Brontë-concaténation : à Villette, Jane Eyre est professeur.
Villette, c’est une ville dans un royaume, imaginé par C. Brontë, dont les noms des habitants évoquent une basse-cour anthropomorphe (l'auteur a une préférence pour les insulaires et non, ça ne se ressent pas du tout). L’histoire reste classique pour l’auteur. Je m'explique.
Chez Charlotte Brontë, les héroïnes sont des jeunes femmes bien souvent orphelines, ou du moins sans ressources, esseulées donc, devant se trouver un emploi sous peine de devoir élire domicile dans la lande, au milieu des bruyères malmenées par le vent. Vu l’époque, et étant dotées d’un sens moral irréprochable, elles finissent professeur, gouvernante ou dans toute autre situation du même acabit.
Indépendantes, elles marchent la tête haute et souffrent pourtant énormément de la solitude. L’accent est mis sur leur caractère. Elles possèdent une volonté à toute épreuve, pouvant aller jusqu’à l’entêtement, et un profond désir d’indépendance s’accommodant très mal des compromis moraux. Elles restent dans le rang sans y rester : les carcans de l’époque sont dénoncés mais les héroïnes parviennent à en faire abstraction, en donnant seulement de l’importance à ce qui en a pour elles. Ainsi, affranchies en quelque sorte de leur époque, elles possèdent une intemporalité qui fait que l'on peut encore s'identifier à elles ; et ce, même si l'on n'est pas fille de pasteur réduite à la mendicité, ce qui n'est clairement pas un avantage évolutif de prime abord.
Les autres femmes intervenant dans les romans, malgré leurs rôles importants dans l’intrigue, restent secondaires du fait de leurs traits de caractère (curiosité excessive, coquetterie, superficialité et leurs pendants), signes éminents de faiblesse et d’incapacité pour l’auteur, et servent de faire-valoir aux qualités de l’héroïne.
Passons ensuite aux personnages masculins, bien moins nombreux. Parmi les saillants interviennent un blond, très anglo-saxon, bien sous tout rapport et un brun, plus brouillon et doté d’un caractère ombrageux. Je vous laisse découvrir de votre propre chef qui a les faveurs de la « pas-forcément-belle-mais-intelligente-et-somme-toute-pas-si-raisonnable », après que son cœur n’ait pas tant balancé que ça.
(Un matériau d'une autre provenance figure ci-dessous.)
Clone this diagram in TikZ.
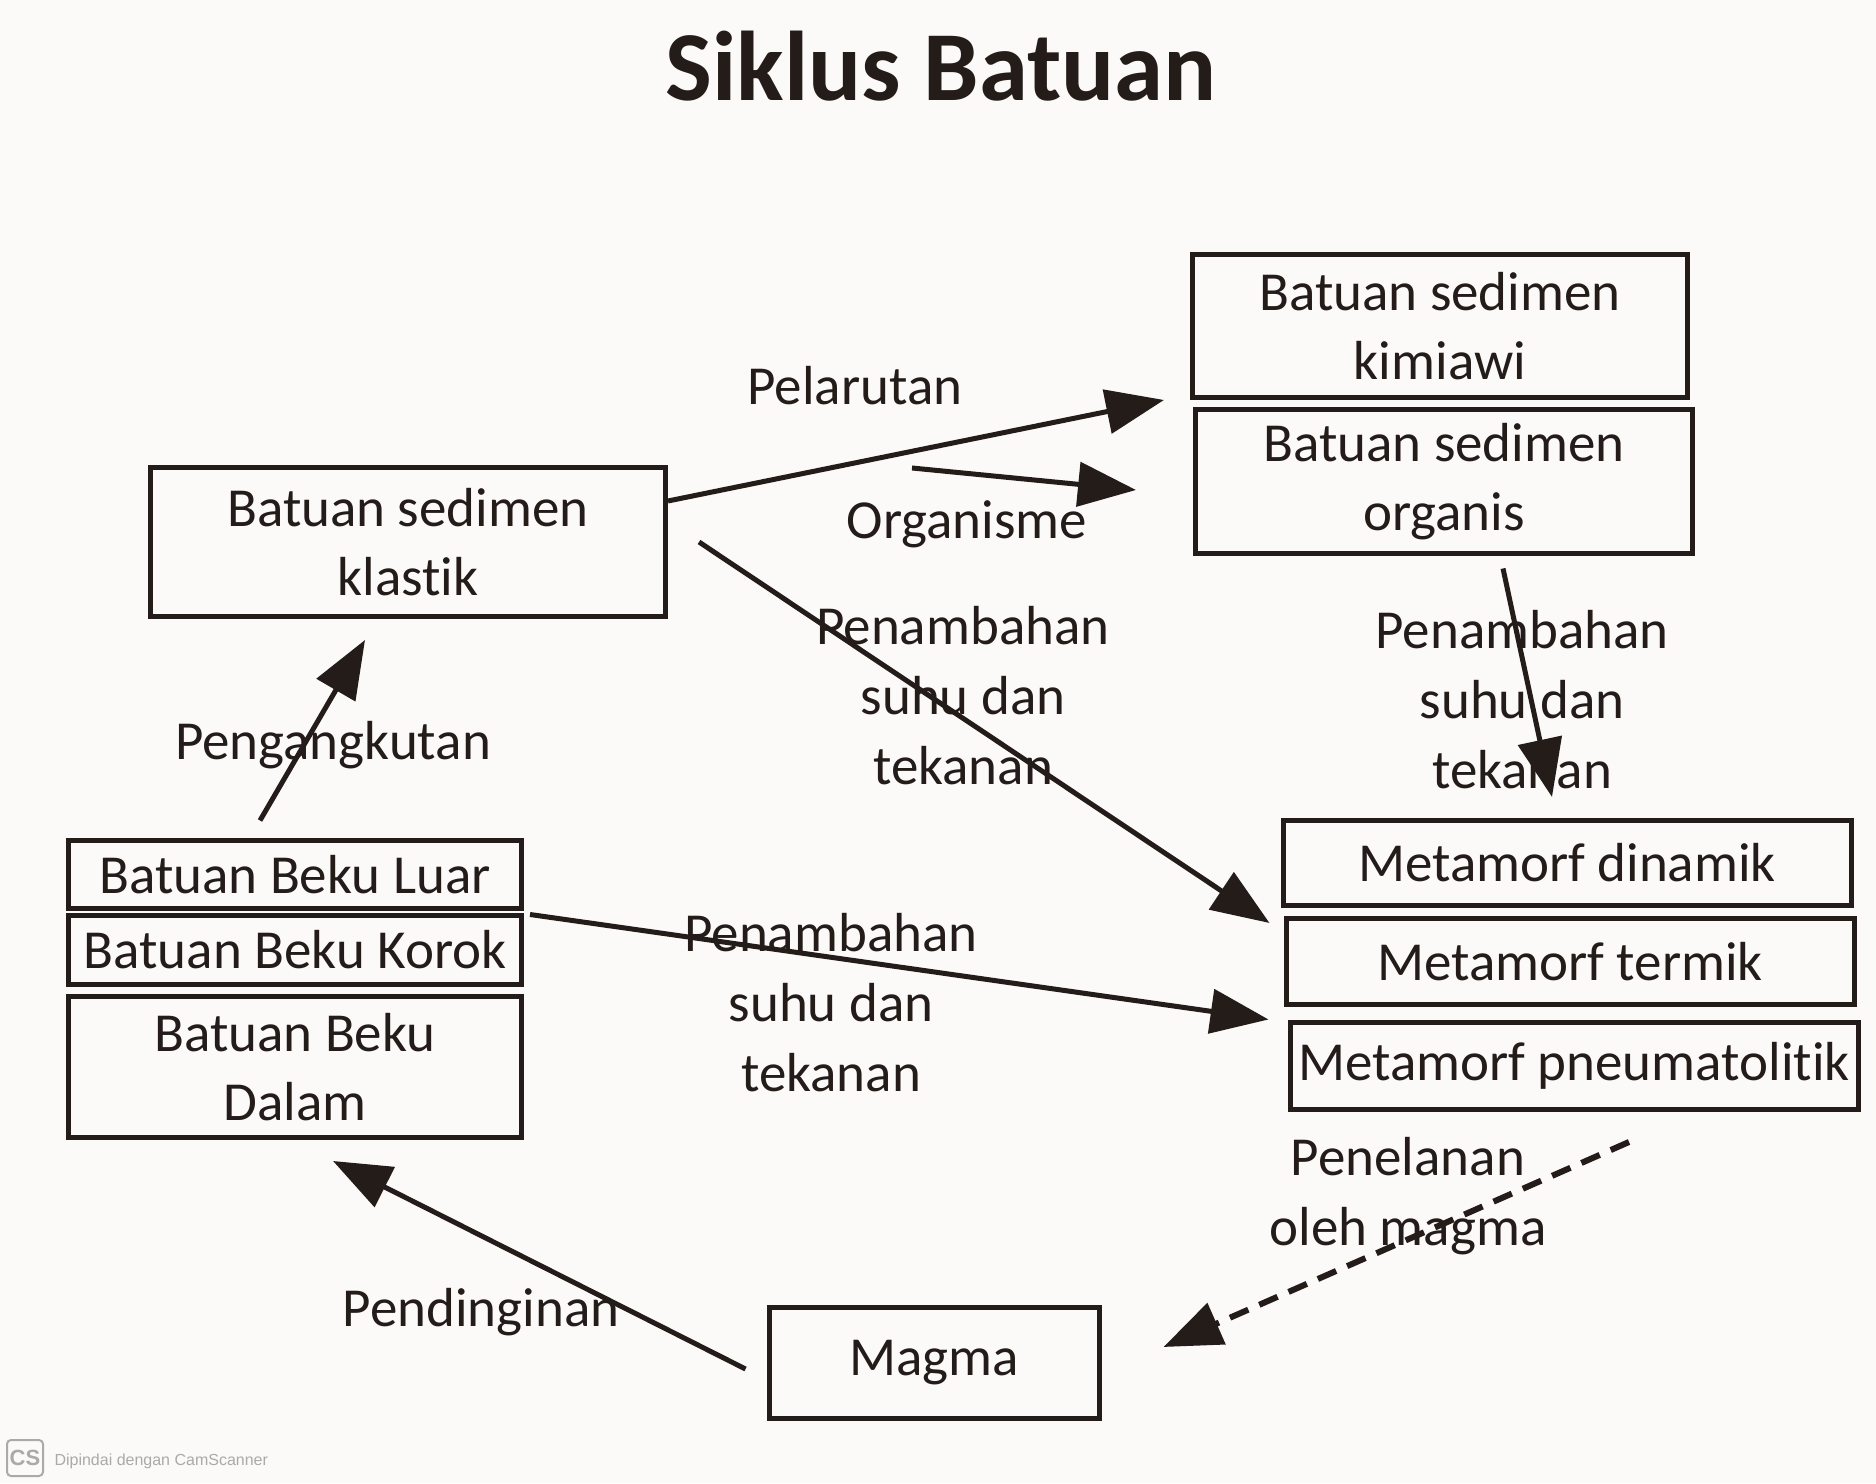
\documentclass[tikz,border=0pt]{standalone}
\usepackage{fontspec}
\setmainfont{Carlito}[Ligatures={NoCommon,NoRare,NoContextual},RawFeature={-liga;-dlig;-calt}]
\setsansfont{Liberation Sans}
\usetikzlibrary{arrows.meta}
\definecolor{ink}{RGB}{35,28,25}
\definecolor{paper}{RGB}{252,249,249}
\definecolor{scan}{RGB}{170,170,170}

\begin{document}
\begin{tikzpicture}[x=1pt,y=1pt,
  rock/.style={draw=ink,line width=5pt,inner sep=0pt,align=center,text=ink,font=\fontsize{55}{69}\selectfont},
  lbl/.style={align=center,text=ink,font=\fontsize{55}{70}\selectfont},
  flow/.style={draw=ink,line width=5pt,-{Triangle[length=58pt,width=44pt]}}]
\fill[paper] (0,0) rectangle (1876,1483);
\useasboundingbox (0,0) rectangle (1876,1483);

\node[text=ink,font=\fontsize{99}{110}\selectfont\bfseries] (title) at (941,1417) {Siklus Batuan};

\node[rock,minimum width=495pt,minimum height=143pt] (kimiawi) at (1440,1157) {Batuan sedimen\\kimiawi};
\node[rock,minimum width=497pt,minimum height=144pt] (organis) at (1444,1001) {Batuan sedimen\\organis};
\node[rock,minimum width=515pt,minimum height=149pt] (klastik) at (408,941) {Batuan sedimen\\klastik};
\node[rock,minimum width=453pt,minimum height=68pt] (luar) at (295,608) {Batuan Beku Luar};
\node[rock,minimum width=453pt,minimum height=69pt] (korok) at (295,533) {Batuan Beku Korok};
\node[rock,minimum width=453pt,minimum height=141pt] (dalam) at (295,416) {Batuan Beku\\Dalam};
\node[rock,minimum width=568pt,minimum height=85pt] (dinamik) at (1567,620) {Metamorf dinamik};
\node[rock,minimum width=568pt,minimum height=86pt] (termik) at (1570,521) {Metamorf termik};
\node[rock,minimum width=568pt,minimum height=87pt] (pneumato) at (1574,417) {Metamorf pneumatolitik};
\node[rock,minimum width=330pt,minimum height=110pt] (magma) at (934,120) {Magma};

\coordinate (orgtail) at (912,1015);
\draw[flow] ([yshift=41pt]klastik.east) -- ([xshift=-26pt]kimiawi.south west);
\draw[flow] (orgtail) -- ([xshift=-57pt,yshift=-8pt]organis.west);
\draw[flow] ([xshift=31pt]klastik.east) -- ([xshift=-11pt,yshift=-15pt]dinamik.south west);
\draw[flow] ([xshift=59pt,yshift=-12pt]organis.south) -- ([xshift=-15pt,yshift=21pt]dinamik.north);
\draw[flow] ([xshift=6pt,yshift=-3pt]luar.south east) -- ([xshift=-15pt,yshift=-12pt]termik.south west);
\draw[flow] ([xshift=-35pt,yshift=18pt]luar.north) -- ([xshift=-43pt,yshift=-21pt]klastik.south);
\draw[flow] ([xshift=-21pt,yshift=-6pt]magma.west) -- ([xshift=38pt,yshift=-21pt]dalam.south);
\draw[flow,line width=6pt,dash pattern=on 20pt off 12pt] ([xshift=55pt,yshift=-30pt]pneumato.south) -- ([xshift=62pt,yshift=16pt]magma.east);

\node[lbl] (pelarutan) at (855,1097) {Pelarutan};
\node[lbl] (organisme) at (967,959) {Organisme};
\node[lbl] (panasA) at (963,787) {Penambahan\\suhu dan\\tekanan};
\node[lbl] (panasB) at (1522,783) {Penambahan\\suhu dan\\tekanan};
\node[lbl] (panasC) at (831,480) {Penambahan\\suhu dan\\tekanan};
\node[lbl] (angkut) at (333,738) {Pengangkutan};
\node[lbl] (dingin) at (481,171) {Pendinginan};
\node[lbl] (telan) at (1408,287) {Penelanan\\oleh magma};

\node[draw=scan,line width=2pt,rounded corners=4pt,minimum size=36pt,inner sep=0pt,text=scan,font=\sffamily\bfseries\fontsize{22}{22}\selectfont] (cslogo) at (25,25) {CS};
\node[anchor=west,text=scan,font=\sffamily\fontsize{16}{18}\selectfont] (cstext) at (51,22) {Dipindai dengan CamScanner};
\end{tikzpicture}
\end{document}
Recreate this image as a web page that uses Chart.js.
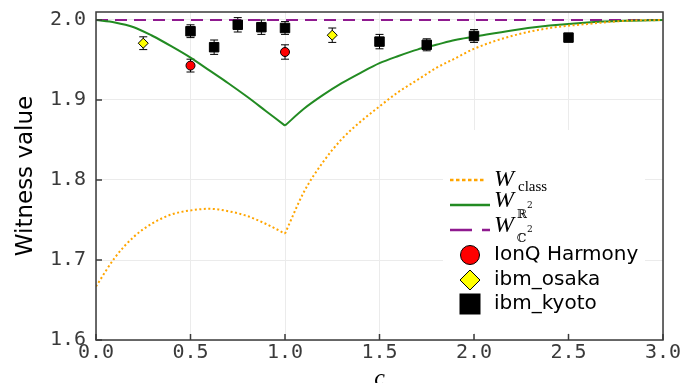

Car si les héroïnes sont réfléchies et pleines de bon sens, en matière d’affaires de cœur, elles se posent peu de questions : leur âme sœur apparaît (après quelques péripéties et malentendus, sinon c’est trop facile) comme une évidence, pour elles comme pour le lecteur.
Le vrai reproche que je ferais à Charlotte est sa dépréciation systématique des continentaux ; quand il ne s’agit pas des Français, les Belges ou les Flamands s’en prennent plein les dents. A son crédit, elle en fait parfois des héros intéressants, tout en s’attardant longuement sur leurs défauts, ce qui, je me dois de le reconnaître, est finalement un avantage !
Même si à force de lire ces bouquins je devine la trame de l’histoire dès les premières pages, je ne m’en lasse pas. Ce sont des livres dans lesquels je me réfugie quand une crise de misanthropie me guette. Dans ces moments, j’apprécie de suivre un personnage qui ne s’embarrasse pas de l’avis des autres et mène sa barque à la force du poignet, sereinement, selon ses principes, du moins tant qu’un n’Homme ne lui tourne pas trop autour. Ce n'est d'ailleurs pas si grave, l’histoire d’amour permet de conclure sur une note douce et pleine d’espoir qui ne (me) fait pas de mal.
Et Villette ne déroge pas à la règle.